=== Source data ===

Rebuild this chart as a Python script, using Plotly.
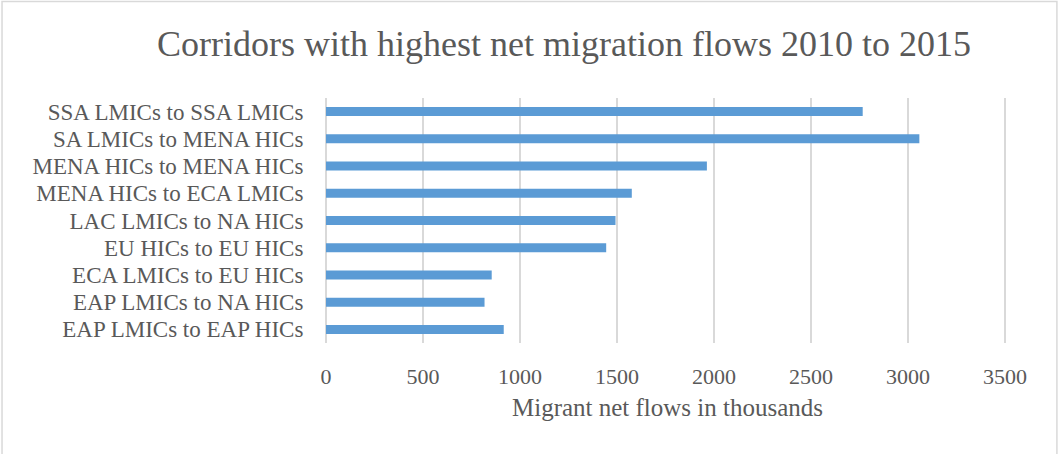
import plotly.graph_objects as go

# Migration corridors, listed top to bottom as shown on the chart
corridors = [
    "SSA LMICs to SSA LMICs",
    "SA LMICs to MENA HICs",
    "MENA HICs to MENA HICs",
    "MENA HICs to ECA LMICs",
    "LAC LMICs to NA HICs",
    "EU HICs to EU HICs",
    "ECA LMICs to EU HICs",
    "EAP LMICs to NA HICs",
    "EAP LMICs to EAP HICs",
]
# Net flows, thousands of migrants
net_flows = [2766, 3058, 1963, 1576, 1492, 1444, 854, 817, 916]
x_ticks = [0, 500, 1000, 1500, 2000, 2500, 3000, 3500]

FONT = "Liberation Serif"
TEXT = "#595959"
GRID = "#D9D9D9"
BLUE = "#5B9BD5"

fig = go.Figure(
    go.Bar(
        x=net_flows,
        y=corridors,
        orientation="h",
        marker=dict(color=BLUE, line=dict(width=0)),
    )
)

W, H = 1059, 454
# a small headroom past 3500 keeps the last gridline from being clipped
X_MAX = 3520
L, T, B = 325.5, 98, 111
R = W - L - 679.2 * X_MAX / 3500
pw, ph = W - L - R, H - T - B

def px_x(p):
    return (p - L) / pw

def px_y(p):
    return (H - B - p) / ph

fig.update_layout(
    width=W,
    height=H,
    margin=dict(l=L, r=R, t=T, b=B, pad=0),
    paper_bgcolor="white",
    plot_bgcolor="white",
    bargap=0.67,
    showlegend=False,
    font=dict(family=FONT, color=TEXT, size=23),
    title=dict(
        text="Corridors with highest net migration flows 2010 to 2015",
        font=dict(family=FONT, size=36, color=TEXT),
        xref="container", x=564 / W, xanchor="center",
        yref="container", y=1 - 43 / H, yanchor="middle",
    ),
    xaxis=dict(
        range=[0, X_MAX],
        tickvals=x_ticks,
        ticktext=[str(v) for v in x_ticks],
        showgrid=True,
        gridcolor=GRID,
        gridwidth=1.5,
        zeroline=True,
        zerolinecolor=GRID,
        zerolinewidth=1.5,
        showline=False,
        ticks="outside",
        ticklen=14,
        tickcolor="rgba(0,0,0,0)",
        tickfont=dict(family=FONT, size=22, color=TEXT),
        title=dict(
            text="Migrant net flows in thousands",
            font=dict(family=FONT, size=25, color=TEXT),
            standoff=10,
        ),
        fixedrange=True,
    ),
    yaxis=dict(
        autorange="reversed",
        tickmode="array",
        tickvals=corridors,
        ticktext=corridors,
        showgrid=False,
        showline=False,
        zeroline=False,
        ticks="outside",
        ticklen=17,
        tickcolor="rgba(0,0,0,0)",
        tickfont=dict(family=FONT, size=23, color=TEXT),
        fixedrange=True,
    ),
    shapes=[
        dict(
            type="rect",
            xref="paper", yref="paper",
            x0=px_x(1.5), x1=px_x(1056.5),
            y0=px_y(470), y1=px_y(1.5),
            line=dict(color=GRID, width=1.5),
            fillcolor="rgba(0,0,0,0)",
            layer="below",
        )
    ],
)

fig.write_html("out.html", config=dict(displayModeBar=False))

===

*Exercise requirements*.
Copy every line of the listing where the word "chart" appears.

*Response*.
Rebuild this chart as a Python script, using Plotly.
# Migration corridors, listed top to bottom as shown on the chart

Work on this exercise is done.